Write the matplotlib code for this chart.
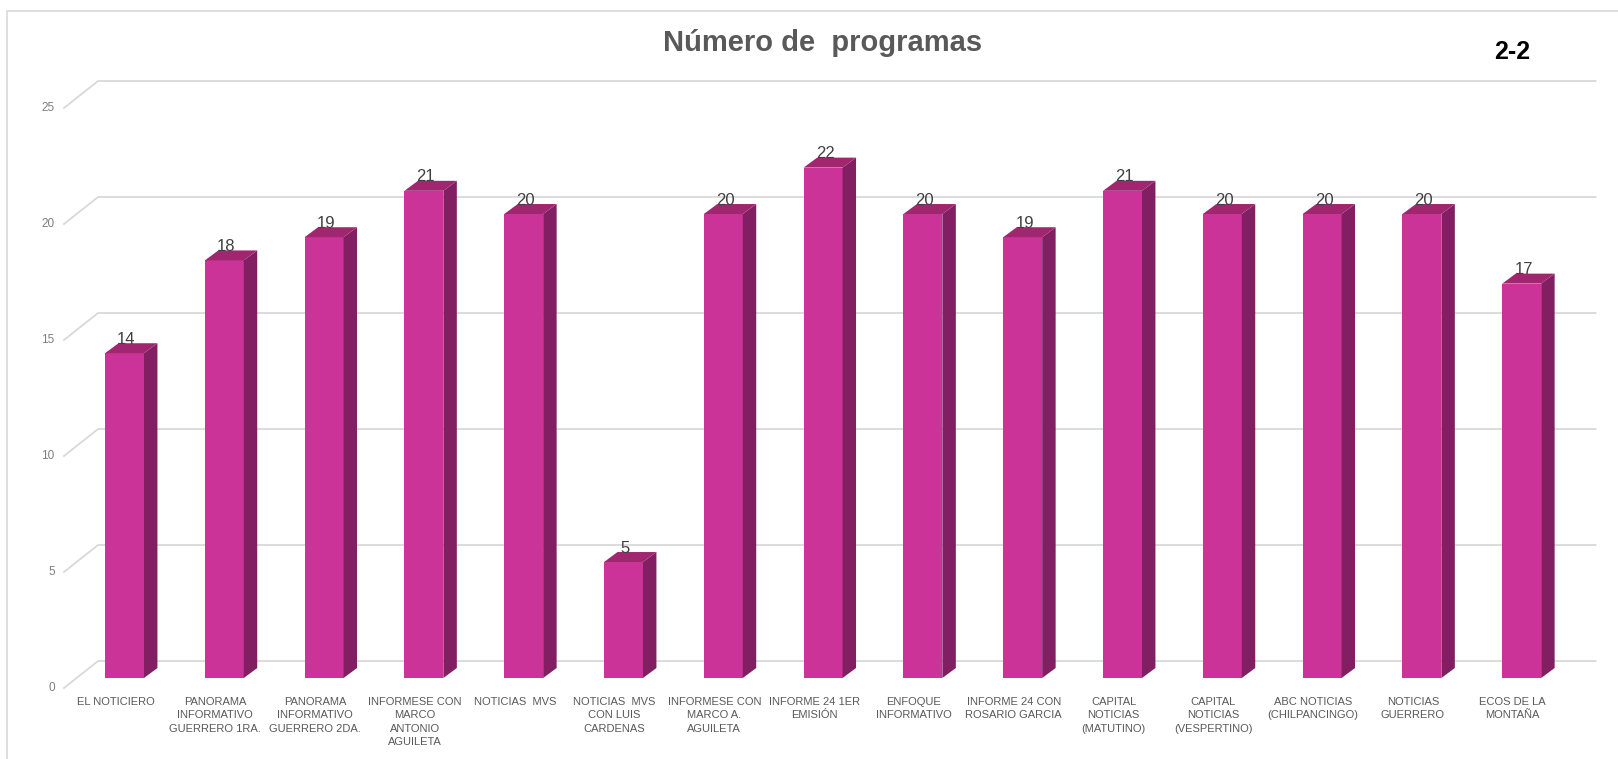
* * *
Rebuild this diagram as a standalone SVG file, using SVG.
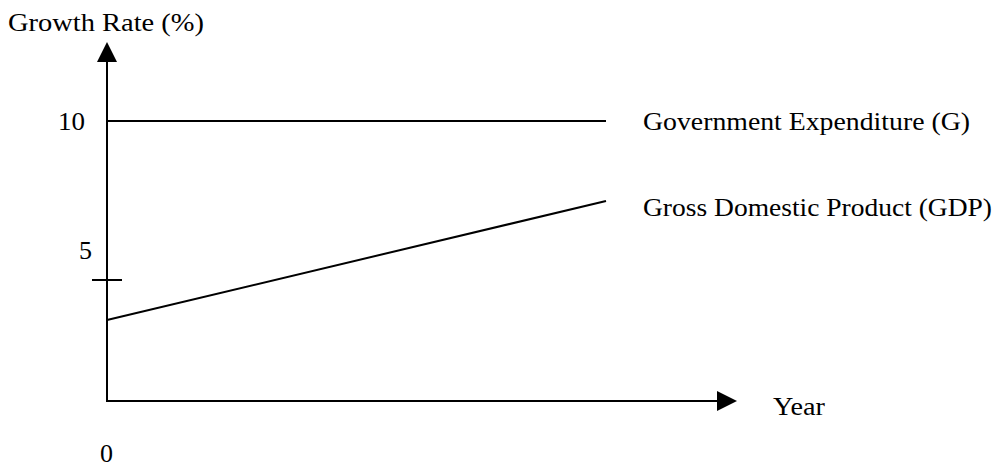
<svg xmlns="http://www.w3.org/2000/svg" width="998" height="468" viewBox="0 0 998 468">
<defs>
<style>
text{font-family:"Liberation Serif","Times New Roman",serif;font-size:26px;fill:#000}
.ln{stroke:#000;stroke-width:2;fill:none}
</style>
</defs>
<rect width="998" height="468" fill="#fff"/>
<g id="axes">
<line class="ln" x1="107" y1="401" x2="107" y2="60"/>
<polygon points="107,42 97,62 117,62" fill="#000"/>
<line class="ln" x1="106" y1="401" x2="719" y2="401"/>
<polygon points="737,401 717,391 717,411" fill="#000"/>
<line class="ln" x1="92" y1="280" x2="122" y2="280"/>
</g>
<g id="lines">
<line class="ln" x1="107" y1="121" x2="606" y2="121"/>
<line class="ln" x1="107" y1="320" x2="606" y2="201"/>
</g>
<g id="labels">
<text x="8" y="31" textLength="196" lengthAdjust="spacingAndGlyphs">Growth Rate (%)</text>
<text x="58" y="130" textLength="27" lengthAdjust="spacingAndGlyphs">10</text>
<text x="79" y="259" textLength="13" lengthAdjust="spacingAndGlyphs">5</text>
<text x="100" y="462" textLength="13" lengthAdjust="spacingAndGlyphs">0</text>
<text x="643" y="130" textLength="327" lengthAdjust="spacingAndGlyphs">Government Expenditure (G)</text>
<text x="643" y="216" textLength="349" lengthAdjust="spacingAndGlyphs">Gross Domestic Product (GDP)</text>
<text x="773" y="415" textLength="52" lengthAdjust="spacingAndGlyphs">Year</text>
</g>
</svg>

▶ [EXERCISE REQUIREMENTS]: Find the lines above that include the string "this" and copy them.

▶ [EXERCISE ANSWER]:
Write the matplotlib code for this chart.
Rebuild this diagram as a standalone SVG file, using SVG.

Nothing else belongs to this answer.